The 21-year-old forward was voted man of the match in his team's first three games and played a key role in 2-1 semifinal win over Uruguay.
"Barcelona must be beaming seeing what he has been doing here," Brazil coach Luiz Felipe Scolari said. "He has been playing well, making a difference against European defenders."
Wearing the No. 10 jersey made famous by Pele, Neymar opened the scoring for Brazil in the opener against Japan and also in the second match against Mexico, both times with remarkable goals. He netted his third with a free kick against Italy and assisted on both Brazil goals against Uruguay.
"Neymar is our idol. He is the people's idol," Scolari said. "He has had a nice string of matches, and everybody is happy about that. It's important for him to be going through all of these different situations with Brazil because it's something that will make him even better in the future."

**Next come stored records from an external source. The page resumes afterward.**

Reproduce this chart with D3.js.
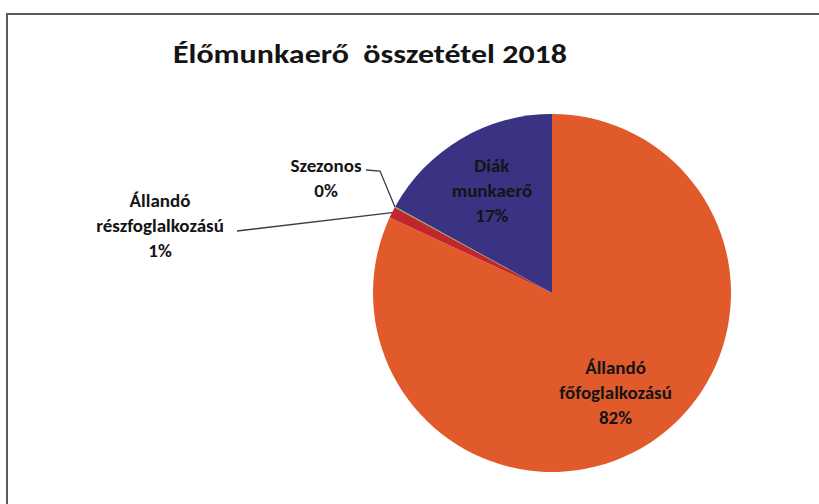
<html>
<head>
	<script src="https://cdn.jsdelivr.net/npm/d3@7"></script>
	<style type="text/css">
	body { margin: 0; background: #fff; }
	text { font-family: Calibri, Carlito, Lato, sans-serif; font-weight: bold; fill: #141414; }
	</style>
</head>
<body>
<script type="text/javascript">
	var w = 819;
	var h = 504;

	// data, clockwise from 12 o'clock
	var names = [["Állandó", "főfoglalkozású"], ["Állandó", "részfoglalkozású"], ["Szezonos"], ["Diák", "munkaerő"]];
	var values = [82, 1, 0.1, 17];
	var pctLabels = ["82%", "1%", "0%", "17%"];
	var colors = ["#e15a2c", "#c0262c", "#8aa040", "#3a3283"];
	var title = "Élőmunkaerő\u00a0 összetétel 2018";

	var cx = 552, cy = 293, r = 179;

	var svg = d3.select("body").append("svg")
		.attr("width", w)
		.attr("height", h);

	// frame (right and bottom edges run off the picture)
	svg.append("rect")
		.attr("x", 7).attr("y", 14)
		.attr("width", 830).attr("height", 520)
		.attr("fill", "none")
		.attr("stroke", "#5a5a5a")
		.attr("stroke-width", 2);

	svg.append("text")
		.text(title)
		.attr("x", 173)
		.attr("y", 63)
		.attr("font-size", 27)
		.attr("textLength", 394)
		.attr("lengthAdjust", "spacingAndGlyphs");

	var pie = d3.pie().sort(null).value(function(d) { return d; });
	var arcs = pie(values);
	var arc = d3.arc().innerRadius(0).outerRadius(r);
	var labelArc = d3.arc().innerRadius(r * 0.66).outerRadius(r * 0.66);

	var g = svg.append("g").attr("transform", "translate(" + cx + "," + cy + ")");
	g.selectAll("path")
		.data(arcs)
		.enter().append("path")
		.attr("d", arc)
		.attr("fill", function(d, i) { return colors[i]; });

	var lineH = 25;
	function drawLabel(lines, x, y) {
		var t = svg.append("text")
			.attr("text-anchor", "middle")
			.attr("font-size", 19);
		lines.forEach(function(s, k) {
			t.append("tspan").text(s).attr("x", x).attr("y", y + k * lineH);
		});
		return t;
	}

	// inside labels
	[0, 3].forEach(function(i) {
		var c = labelArc.centroid(arcs[i]);
		var lines = names[i].concat([pctLabels[i]]);
		drawLabel(lines, cx + c[0], cy + c[1] - (lines.length - 1) * lineH / 2 + 6);
	});

	// outside labels with leader lines: label centre, line start, elbow
	var outside = [
		{ i: 1, lx: 160, ly: 207, sx: 237, sy: 231, ex: null },
		{ i: 2, lx: 326, ly: 172, sx: 366, sy: 170, ex: 380 }
	];
	outside.forEach(function(o) {
		var a = arcs[o.i];
		var mid = (a.startAngle + a.endAngle) / 2;
		var px = cx + Math.sin(mid) * r, py = cy - Math.cos(mid) * r;
		var pts = [[o.sx, o.sy]];
		if (o.ex != null) pts.push([o.ex, o.sy + 1]);
		pts.push([px, py]);
		svg.append("path")
			.attr("d", d3.line()(pts))
			.attr("fill", "none")
			.attr("stroke", "#3c3c3c")
			.attr("stroke-width", 1.3);
		drawLabel(names[o.i].concat([pctLabels[o.i]]), o.lx, o.ly);
	});
</script>
</body>
</html>
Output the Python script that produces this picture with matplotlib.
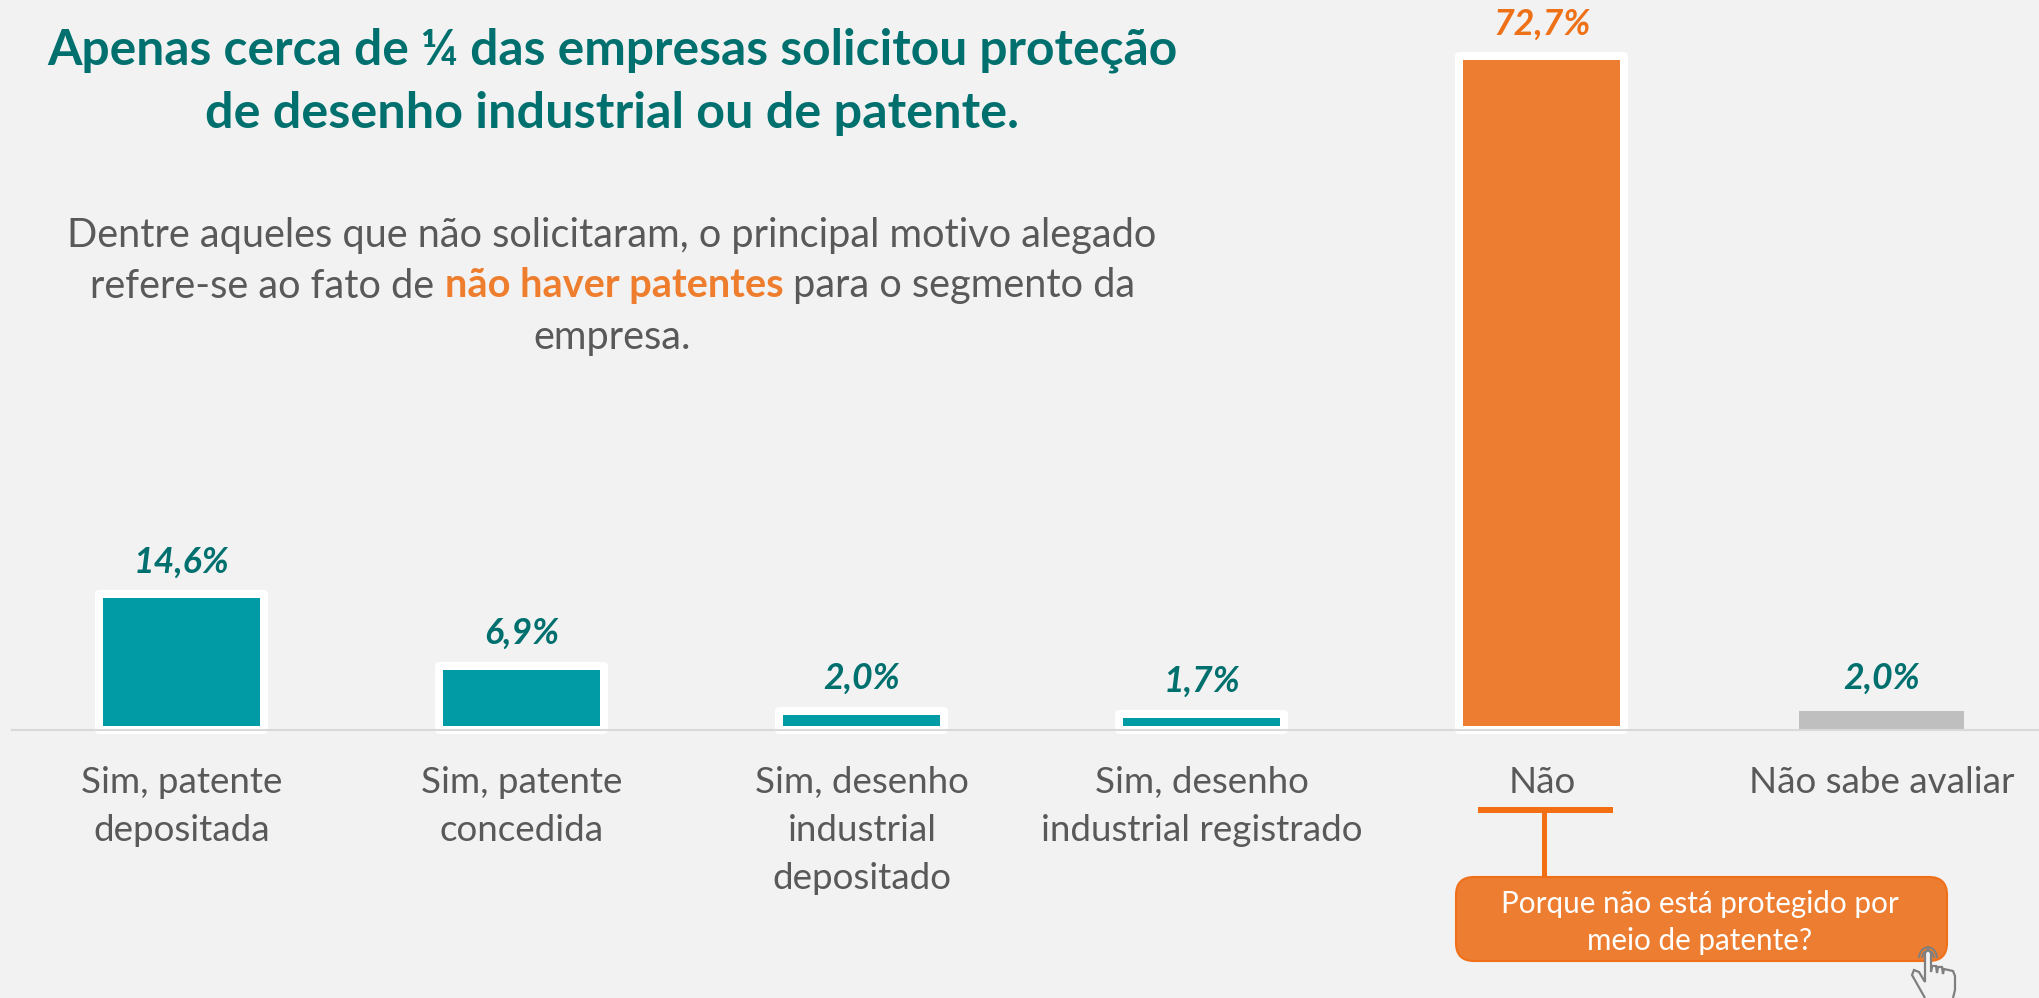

Neymar attracted everyone's attention with great performances with Santos in Brazil, but critics were quick to downplay his potential after he failed to replicate that same success with the national team.
He was often criticized for diving too much, an issue that came up again during the Confederations Cup when Uruguay captain Diego Lugano accused the Neymar of trying to "fool the referees and the rivals."
The remarks prompted Brazil's soccer federation to put out a lengthy statement in the player's defense.
"It's worth repeating that Neymar doesn't need to resort to diving to play the type of football that is enchanting the world," the federation said.
Like many attackers, Neymar has gone to ground easily during this tournament but also has looked more muscular and resistant to the attentions of some of Europe's best defenders.
Neymar had been struggling before announcing his move to Barcelona. He hadn't scored in nine matches.
The Confederations Cup is his third significant competition with the national team. After helping Brazil's under-20s win the South American championship in 2011, he was part of the Selecao that lost to Paraguay in the quarterfinals of that year's Copa America. Then he played for Brazil's team that lost the final of last year's Olympics to Mexico, a tournament of mostly under-23 players.
Neymar was among the players loudly jeered by home fans after playing poorly against Chile in a 2-2 exhibition this year.
On Sunday, he'll be facing future Barcelona teammates Xavi Hernandez, Andres Iniesta, Sergio Busquets, Cesc Fabregas, Pedro Rodriguez, Gerard Pique and Jordi Alba.
"It would be a dream come true to play a final against Spain," Neymar said before the Confederations Cup began. "It's a great team, with great players. I would do anything to try to beat them and give Brazil the title."